### THE TASK
Leaving out the pictures, retype the lines from the beginning of the listing through the line containing "from matplotlib.patches import Rectangle".

======

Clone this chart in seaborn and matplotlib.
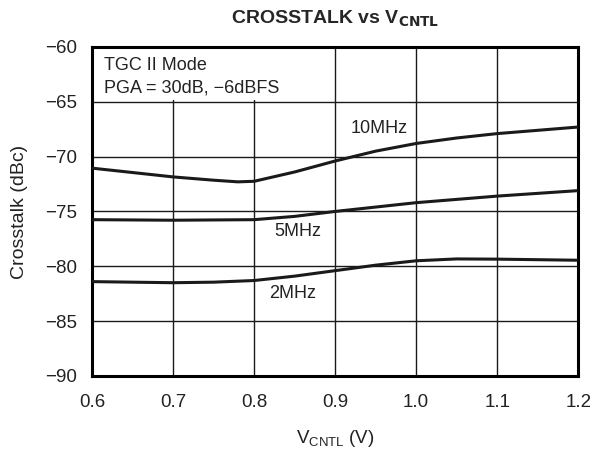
import numpy as np
import pandas as pd
import matplotlib
matplotlib.use("Agg")
import matplotlib.pyplot as plt
import seaborn as sns
from matplotlib.patches import Rectangle

# Datos
v_10 = [0.60, 0.65, 0.70, 0.75, 0.78, 0.80, 0.85, 0.90, 0.95, 1.00, 1.05, 1.10, 1.15, 1.20]
xt_10 = [-71.05, -71.45, -71.85, -72.15, -72.3, -72.25, -71.4, -70.4, -69.5, -68.8, -68.3, -67.9, -67.6, -67.3]

v_5 = [0.60, 0.70, 0.80, 0.85, 0.90, 0.95, 1.00, 1.05, 1.10, 1.15, 1.20]
xt_5 = [-75.75, -75.8, -75.75, -75.45, -75.0, -74.6, -74.2, -73.9, -73.6, -73.35, -73.1]

v_2 = [0.60, 0.70, 0.75, 0.80, 0.85, 0.90, 0.95, 1.00, 1.05, 1.10, 1.15, 1.20]
xt_2 = [-81.4, -81.5, -81.45, -81.3, -80.9, -80.4, -79.9, -79.5, -79.33, -79.35, -79.4, -79.45]

x_ticks = [0.6, 0.7, 0.8, 0.9, 1.0, 1.1, 1.2]
y_ticks = [-90, -85, -80, -75, -70, -65, -60]

etiquetas = {"10MHz": (0.919, -67.45), "5MHz": (0.825, -76.85), "2MHz": (0.819, -82.5)}

df = pd.concat([
    pd.DataFrame({"vcntl": v_10, "crosstalk": xt_10, "freq": "10MHz"}),
    pd.DataFrame({"vcntl": v_5, "crosstalk": xt_5, "freq": "5MHz"}),
    pd.DataFrame({"vcntl": v_2, "crosstalk": xt_2, "freq": "2MHz"}),
])

sns.set_style("white")
plt.rcParams["font.family"] = ["Liberation Sans", "DejaVu Sans"]

gris = "#222222"
fig = plt.figure(figsize=(5.9, 4.54), dpi=100)
ax = fig.add_axes([0.156, 0.172, 0.824, 0.7245])

sns.lineplot(data=df, x="vcntl", y="crosstalk", hue="freq", sort=False,
             palette=["#1a1a1a"] * 3, linewidth=2.2, legend=False, ax=ax, zorder=3)

ax.set_xlim(0.6, 1.2)
ax.set_ylim(-90, -60)
ax.set_xticks(x_ticks)
ax.set_yticks(y_ticks)
ax.set_xticklabels([f"{t:.1f}" for t in x_ticks], fontsize=13.5, color=gris)
ax.set_yticklabels([f"\u2212{abs(t)}" for t in y_ticks], fontsize=13.5, color=gris)
ax.tick_params(axis="x", length=0, pad=13)
ax.tick_params(axis="y", length=0, pad=11)
ax.grid(True, color="#1a1a1a", linewidth=1.0)
ax.set_axisbelow(True)
for s in ax.spines.values():
    s.set_visible(True)
    s.set_color("black")
    s.set_linewidth(2.2)

# caja blanca con la anotación
ax.add_patch(Rectangle((0.6, -64.85), 0.245, 4.85, facecolor="white", edgecolor="none", zorder=2))
ax.text(0.615, -61.7, "TGC II Mode", fontsize=13, color=gris, va="center", zorder=4)
ax.text(0.615, -63.75, "PGA = 30dB, \u22126dBFS", fontsize=13, color=gris, va="center", zorder=4)

for nombre, (x, y) in etiquetas.items():
    ax.text(x, y, nombre, fontsize=13, color=gris, va="center", ha="left", zorder=4)

ax.set_xlabel(r"V$_{\mathregular{CNTL}}$ (V)", fontsize=13.5, color=gris, labelpad=12)
ax.set_ylabel("Crosstalk (dBc)", fontsize=14, color=gris, labelpad=12)
ax.set_title(r"CROSSTALK vs V$_{\mathbf{CNTL}}$", fontsize=14, fontweight="bold", pad=17)

fig.savefig("out.png", dpi=100)
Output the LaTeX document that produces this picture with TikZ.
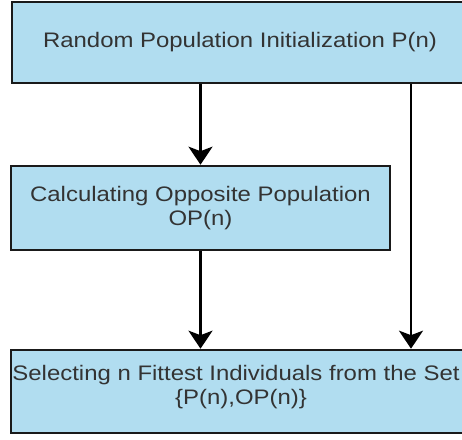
\documentclass[tikz,border=0pt]{standalone}
\usepackage{fontspec}
\setmainfont{Liberation Sans}[FakeStretch=1.14]
\usetikzlibrary{arrows.meta}
\definecolor{boxfill}{HTML}{B1DDF0}
\definecolor{boxline}{HTML}{1A1A1A}
\definecolor{txt}{HTML}{333333}
\tikzset{
  procbox/.style={draw=boxline, fill=boxfill, line width=2.6pt, inner sep=0pt,
    text=txt, align=center, font=\fontsize{21}{24}\selectfont},
  arr/.style={line width=2.8pt, draw=black,
    -{Stealth[length=18pt, width=24pt, inset=4.5pt]}}
}
\begin{document}
\begin{tikzpicture}[x=1pt, y=-1pt]
  \useasboundingbox (0,0) rectangle (462,439);
  \fill[white] (0,0) rectangle (462,439);

  % process boxes
  \node[procbox, minimum width=456pt, minimum height=81pt] (init) at (240,42.5)
    {Random Population Initialization P(n)};
  \node[procbox, minimum width=379pt, minimum height=84pt] (opp) at (200.5,208)
    {Calculating Opposite Population\\OP(n)};
  \node[procbox, minimum width=472pt, minimum height=83pt] (sel) at (247,391.5) {};
  \node[text=txt, align=center, font=\fontsize{21}{24}\selectfont] (seltext) at (236,387)
    {Selecting n Fittest Individuals from the Set\\\{P(n),OP(n)\}\hspace*{-10pt}};

  % connectors
  \coordinate (rx) at (411,0);
  \draw[arr] (init.south -| opp.north) -- (opp.north);
  \draw[arr] (opp.south) -- (opp.south |- sel.north);
  \draw[arr] (init.south -| rx) -- (sel.north -| rx);
\end{tikzpicture}
\end{document}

======

### OUTPUT OF THE EXERCISE
Clone this chart in seaborn and matplotlib.
import numpy as np
import pandas as pd
import matplotlib
matplotlib.use("Agg")
import matplotlib.pyplot as plt
import seaborn as sns
from matplotlib.patches import Rectangle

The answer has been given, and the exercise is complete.